In the first Ivan Grohar Gallery room, Erik Mavrič presents four pictures from the Long Black Summer cycle. These are topographically indefinable apocalyptic depictions of eerie futuristic scenes, in which the artist uses bizarre figural compositional entanglements and fusions to expose the humans’ new attitude to time and space. By showing absurd situations and enigmatic gags, he turns the picture into a “dystopian screen”. He moves away from the familiar landscape, masterfully transforming it – with the aim of gaining a deeper understanding of the causes of the absurdity to which man has led himself – into a vision of the future world filled with the material remains of civilization. The painting space is an important content conveyor and is equivalent to the human, semi-human and android heroes who appear in Mavrič’s stories. The artist does not say much about them, leaving the interpretation to the viewer. It is unclear if they want to leave the devastated areas or not. Some of them are seemingly torpid, busy doing various enigmatic chores, while others are rushing up high ladders and strange, poppy-like flowers towards the sky (which might represent salvation). It seems that many of them are being transformed into new beings, different ones, who are possibly no longer human. Most of them are somewhere in the distance, without visible faces. The most unusual are the beings that travel through the sky only the spatial frame reserved for the story.

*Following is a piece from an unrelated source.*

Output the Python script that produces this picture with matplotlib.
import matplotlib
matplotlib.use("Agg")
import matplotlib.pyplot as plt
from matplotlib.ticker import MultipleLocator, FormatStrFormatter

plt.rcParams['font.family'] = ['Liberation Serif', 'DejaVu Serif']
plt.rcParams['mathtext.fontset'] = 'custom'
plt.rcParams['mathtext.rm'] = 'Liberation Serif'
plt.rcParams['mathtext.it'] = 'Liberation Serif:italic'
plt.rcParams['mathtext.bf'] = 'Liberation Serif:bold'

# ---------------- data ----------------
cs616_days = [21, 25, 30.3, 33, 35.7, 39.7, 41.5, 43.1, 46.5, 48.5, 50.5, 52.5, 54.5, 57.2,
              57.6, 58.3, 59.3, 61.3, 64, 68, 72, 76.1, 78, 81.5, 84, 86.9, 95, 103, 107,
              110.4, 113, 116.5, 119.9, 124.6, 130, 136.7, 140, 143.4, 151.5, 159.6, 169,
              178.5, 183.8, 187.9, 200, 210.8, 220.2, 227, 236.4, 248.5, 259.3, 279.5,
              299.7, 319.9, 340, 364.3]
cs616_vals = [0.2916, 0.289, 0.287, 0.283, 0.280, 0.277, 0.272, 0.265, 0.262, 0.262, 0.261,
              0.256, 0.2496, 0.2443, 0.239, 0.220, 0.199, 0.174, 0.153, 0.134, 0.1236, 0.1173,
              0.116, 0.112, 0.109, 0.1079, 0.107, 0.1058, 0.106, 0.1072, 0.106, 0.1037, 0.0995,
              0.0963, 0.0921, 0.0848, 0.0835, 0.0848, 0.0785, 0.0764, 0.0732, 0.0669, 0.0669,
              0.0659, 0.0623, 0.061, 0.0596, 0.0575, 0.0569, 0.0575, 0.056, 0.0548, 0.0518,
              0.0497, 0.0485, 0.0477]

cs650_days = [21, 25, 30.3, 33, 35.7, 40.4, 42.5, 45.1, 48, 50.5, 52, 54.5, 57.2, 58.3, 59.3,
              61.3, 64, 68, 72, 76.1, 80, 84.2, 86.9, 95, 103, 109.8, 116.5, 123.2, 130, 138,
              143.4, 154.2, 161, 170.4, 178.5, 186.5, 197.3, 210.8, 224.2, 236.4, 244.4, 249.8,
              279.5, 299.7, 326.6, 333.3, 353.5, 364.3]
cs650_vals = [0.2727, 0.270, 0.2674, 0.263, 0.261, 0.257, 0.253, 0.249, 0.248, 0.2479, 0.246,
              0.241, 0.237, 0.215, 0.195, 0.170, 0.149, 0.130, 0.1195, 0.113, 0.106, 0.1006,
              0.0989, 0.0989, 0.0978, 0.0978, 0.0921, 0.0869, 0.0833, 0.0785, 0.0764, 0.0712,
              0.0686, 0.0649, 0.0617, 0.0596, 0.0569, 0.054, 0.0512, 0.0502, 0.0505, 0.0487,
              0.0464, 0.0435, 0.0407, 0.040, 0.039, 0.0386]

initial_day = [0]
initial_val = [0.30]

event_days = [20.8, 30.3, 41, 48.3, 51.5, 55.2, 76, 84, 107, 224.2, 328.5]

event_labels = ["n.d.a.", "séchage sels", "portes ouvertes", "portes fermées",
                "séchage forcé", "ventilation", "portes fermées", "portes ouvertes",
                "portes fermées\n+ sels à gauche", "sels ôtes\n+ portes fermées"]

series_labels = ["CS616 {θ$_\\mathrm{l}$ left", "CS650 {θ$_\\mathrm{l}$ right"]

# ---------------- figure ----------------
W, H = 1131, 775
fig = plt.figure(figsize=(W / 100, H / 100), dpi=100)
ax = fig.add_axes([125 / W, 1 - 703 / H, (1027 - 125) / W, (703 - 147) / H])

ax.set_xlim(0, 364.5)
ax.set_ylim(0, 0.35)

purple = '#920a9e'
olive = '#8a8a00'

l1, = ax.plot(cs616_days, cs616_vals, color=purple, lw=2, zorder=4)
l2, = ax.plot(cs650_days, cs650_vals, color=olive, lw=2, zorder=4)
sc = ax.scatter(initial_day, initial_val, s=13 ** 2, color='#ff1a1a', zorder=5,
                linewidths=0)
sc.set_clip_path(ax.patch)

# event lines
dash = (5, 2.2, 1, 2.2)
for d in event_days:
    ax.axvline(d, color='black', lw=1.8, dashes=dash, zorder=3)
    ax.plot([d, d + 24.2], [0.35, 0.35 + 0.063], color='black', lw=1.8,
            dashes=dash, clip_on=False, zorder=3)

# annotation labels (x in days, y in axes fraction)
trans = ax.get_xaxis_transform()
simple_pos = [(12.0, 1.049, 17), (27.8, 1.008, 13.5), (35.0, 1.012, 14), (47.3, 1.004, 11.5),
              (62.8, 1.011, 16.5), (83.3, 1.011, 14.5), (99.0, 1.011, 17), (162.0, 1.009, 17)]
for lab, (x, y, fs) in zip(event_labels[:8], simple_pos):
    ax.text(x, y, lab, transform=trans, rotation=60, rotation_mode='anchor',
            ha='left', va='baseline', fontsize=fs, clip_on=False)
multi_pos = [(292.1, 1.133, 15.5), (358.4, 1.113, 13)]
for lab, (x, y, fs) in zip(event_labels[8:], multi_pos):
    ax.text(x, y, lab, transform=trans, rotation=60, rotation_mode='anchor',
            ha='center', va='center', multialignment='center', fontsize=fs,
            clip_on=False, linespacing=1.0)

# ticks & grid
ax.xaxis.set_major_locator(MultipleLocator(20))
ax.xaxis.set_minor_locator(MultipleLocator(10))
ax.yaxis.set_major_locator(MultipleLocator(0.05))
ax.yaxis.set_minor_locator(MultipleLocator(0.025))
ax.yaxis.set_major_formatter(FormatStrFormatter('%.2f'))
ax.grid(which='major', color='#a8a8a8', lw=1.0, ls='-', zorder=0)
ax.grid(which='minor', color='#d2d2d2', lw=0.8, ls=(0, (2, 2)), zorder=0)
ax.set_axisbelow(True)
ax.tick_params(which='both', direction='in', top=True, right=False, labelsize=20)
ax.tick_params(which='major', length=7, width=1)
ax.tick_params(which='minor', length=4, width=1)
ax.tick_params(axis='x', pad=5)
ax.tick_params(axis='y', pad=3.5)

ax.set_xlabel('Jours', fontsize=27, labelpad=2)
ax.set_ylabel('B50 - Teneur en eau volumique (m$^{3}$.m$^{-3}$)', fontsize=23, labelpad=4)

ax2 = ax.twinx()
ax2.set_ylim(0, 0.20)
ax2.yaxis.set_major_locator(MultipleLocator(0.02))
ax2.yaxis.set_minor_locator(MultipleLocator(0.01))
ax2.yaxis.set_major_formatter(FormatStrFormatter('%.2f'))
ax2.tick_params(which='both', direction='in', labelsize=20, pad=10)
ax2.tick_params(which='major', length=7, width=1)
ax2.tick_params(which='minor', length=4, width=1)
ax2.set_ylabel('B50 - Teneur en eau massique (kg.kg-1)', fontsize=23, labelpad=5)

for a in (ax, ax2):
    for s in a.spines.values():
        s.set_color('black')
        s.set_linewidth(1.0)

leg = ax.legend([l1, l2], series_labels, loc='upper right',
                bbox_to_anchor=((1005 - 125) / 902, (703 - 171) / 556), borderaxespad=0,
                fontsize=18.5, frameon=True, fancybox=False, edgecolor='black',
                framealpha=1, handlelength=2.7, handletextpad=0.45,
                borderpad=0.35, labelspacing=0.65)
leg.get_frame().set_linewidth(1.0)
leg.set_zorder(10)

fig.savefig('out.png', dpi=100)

In the Long Black Summer cycle, more purposeful figural deformations and alogisms are noticeable in figurativism and there is also a greater number of surrealistic details (the depiction of heads hit by the hammers in the picture titled A Single Tear is Enough and also in the works Cessation of Movement, Lost Days). Mavrič's reinterpretation of dramatic events from centuries ago in the Lost Days cycle is an allegory that comes closest to the authenticity of the depiction of historical facts in the torture scene (hanging, castration, cutting the throat) – without doubt the ultimate depiction of violence. With an effective, fundamentally simple, yet direct drawing, Mavrič reveals his vision of the bloody events that took place in the second half of the 16th century – the executions of the peasant rebel leaders by the nobility. With the subjects and scenes from both cycles, Mavrič brings a synthesis of phantasmagoria and grotesque to the Slovenian art scene, creates a dialogue with the tradition of European fantasy painting and selfreflexively comments on the occurrences surrounding him. In a figurative sense, he depicts a rebellion against malignant social phenomena, while also expressing his desire for the society to change fundamentally. The Lost Days exhibition is not just an artistic expression, it is a reflection of the modern world – a universe of false reality, global control and perfidious manipulation techniques of all kinds. Erik Mavrič’s works of art are there for us to listen to, analyse and internalise, so we can wake up and throw off the shackles that bind us.

Erik Mavrič

Erik Mavrič (1979) is a contemporary visual artist whose primary medium of artistic expression is drawing. He studied painting at the Ljubljana Academy of Fine Arts and Design, where he graduated in 2004, followed by a master’s degree in 2009. During his studies, he received the Student Prešeren Award and in 2012 a special recognition award from a panel of expert judges at the 16th Slovenian Sculpture Exhibition. He has exhibited his work at several solo exhibitions, including at the Krško Gallery (2014), the DoubleRoom arti visive gallery in Trieste (2018), and the Alkatraz Gallery in Ljubljana (2018), as well as at numerous joint exhibitions. He currently lives and works close to Krško.